The Herald (Harare)
Published by the government of Zimbabwe

Zimbabwe: PM Wrong On Elections - U.S.

Hebert Zharare

12 March 2010


Harare — NO peacekeeping forces will be deployed in Zimbabwe to monitor elections and MDC-T leader Mr Morgan Tsvangirai was wrong in suggesting such action as the Africa Union and Sadc will not sanction such a move, an American military expert has said.

Addressing journalists at the United States Embassy's Public Affairs premises in Harare yesterday, the expert -- a colonel in the American army -- said a peacekeeping force had never been deployed to monitor elections in Southern Africa and Zimbabwe would not break that trend.

Mr Tsvangirai, who is Prime Minister in the inclusive Government, at the weekend told his supporters in Chitungwiza that a Sadc and/or African Union peacekeeping force should regulate Zimbabwe's next elections.

"The Prime Minister was wrong in suggesting the deployment of a peacekeeping force in Zimbabwe to monitor elections. I think he used wrong terminology," said the official who cannot be named for diplomatic reasons.

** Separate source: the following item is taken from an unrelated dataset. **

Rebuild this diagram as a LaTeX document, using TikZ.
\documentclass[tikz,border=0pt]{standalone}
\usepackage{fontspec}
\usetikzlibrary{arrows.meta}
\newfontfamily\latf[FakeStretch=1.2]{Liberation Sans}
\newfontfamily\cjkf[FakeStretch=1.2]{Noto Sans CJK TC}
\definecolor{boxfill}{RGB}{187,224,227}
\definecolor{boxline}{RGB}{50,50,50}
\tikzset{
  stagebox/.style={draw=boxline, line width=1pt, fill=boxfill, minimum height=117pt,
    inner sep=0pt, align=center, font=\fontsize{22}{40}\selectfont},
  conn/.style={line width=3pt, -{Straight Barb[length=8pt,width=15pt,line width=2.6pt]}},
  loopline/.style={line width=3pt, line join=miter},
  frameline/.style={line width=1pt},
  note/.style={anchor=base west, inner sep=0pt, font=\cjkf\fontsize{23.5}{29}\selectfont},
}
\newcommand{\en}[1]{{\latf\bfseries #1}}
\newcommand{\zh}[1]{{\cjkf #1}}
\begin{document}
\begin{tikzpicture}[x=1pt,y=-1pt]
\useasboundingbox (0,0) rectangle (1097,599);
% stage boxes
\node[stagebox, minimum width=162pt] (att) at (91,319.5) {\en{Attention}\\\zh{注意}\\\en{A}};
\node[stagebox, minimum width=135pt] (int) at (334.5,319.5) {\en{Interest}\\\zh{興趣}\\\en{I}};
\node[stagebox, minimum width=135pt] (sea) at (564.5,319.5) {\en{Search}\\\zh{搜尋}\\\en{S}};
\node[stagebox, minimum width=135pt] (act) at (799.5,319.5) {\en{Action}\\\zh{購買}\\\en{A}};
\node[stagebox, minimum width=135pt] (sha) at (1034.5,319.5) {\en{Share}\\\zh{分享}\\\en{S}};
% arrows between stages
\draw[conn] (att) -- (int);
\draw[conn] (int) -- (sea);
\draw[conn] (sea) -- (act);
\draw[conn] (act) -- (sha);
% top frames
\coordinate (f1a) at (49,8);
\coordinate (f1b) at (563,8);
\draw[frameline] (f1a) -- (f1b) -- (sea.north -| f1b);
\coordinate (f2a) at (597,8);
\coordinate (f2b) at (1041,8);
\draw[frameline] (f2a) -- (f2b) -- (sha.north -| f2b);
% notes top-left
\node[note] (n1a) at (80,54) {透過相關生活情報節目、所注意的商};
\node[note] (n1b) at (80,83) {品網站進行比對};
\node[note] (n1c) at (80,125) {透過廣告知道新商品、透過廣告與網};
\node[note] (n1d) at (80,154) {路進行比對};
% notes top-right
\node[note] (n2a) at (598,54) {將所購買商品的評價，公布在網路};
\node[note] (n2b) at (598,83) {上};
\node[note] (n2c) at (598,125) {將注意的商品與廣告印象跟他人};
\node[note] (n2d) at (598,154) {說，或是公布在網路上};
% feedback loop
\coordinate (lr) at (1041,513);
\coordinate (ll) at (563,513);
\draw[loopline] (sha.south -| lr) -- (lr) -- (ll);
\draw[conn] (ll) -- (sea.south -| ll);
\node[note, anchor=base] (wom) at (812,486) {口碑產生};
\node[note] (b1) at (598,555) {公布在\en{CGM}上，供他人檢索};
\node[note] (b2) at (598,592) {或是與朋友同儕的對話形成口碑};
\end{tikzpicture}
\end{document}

"Sadc will not agree on the deployment of such forces here. There has to be consensus . . . there are rules of engagement.

"Inasfar as I understand Sadc, there will be no such agreement. The presidents in Sadc would not like this precedence to happen in the region," he said.

The colonel added that in suggesting the deployment of peacekeeping forces, Mr Tsvangirai had not put into perspective the complexity of such operations.

Such forces, he explained, were deployed in countries at war after the warring parties have peace talks that culminate in cessation of major hostilities.

He said: "The peacekeepers are then deployed in between them (the warring forces) to act as a buffer zone. They do not give instructions, they just report on what is happening."

He gave examples of armed conflicts between Ethiopia and Eritrea, and in Sudan's Darfur region among other hotspots where deployment of the peacekeeping forces was necessary.

He said it would be difficult to deploy such peacekeeping forces in Zimbabwe.

"If you try to deploy the peacekeeping force, it will not be successful. The rules of engagement do not allow them to fight the two forces.

"They are not there to shoot, they are there to report. So the practicality will be difficult for elections," he said.

Commenting on Zimbabwe's military, the expert said the Zimbabwe Defence Forces continued to grow professionally.

In the past, MDC-T's allies have called for military intervention in Zimbabwe.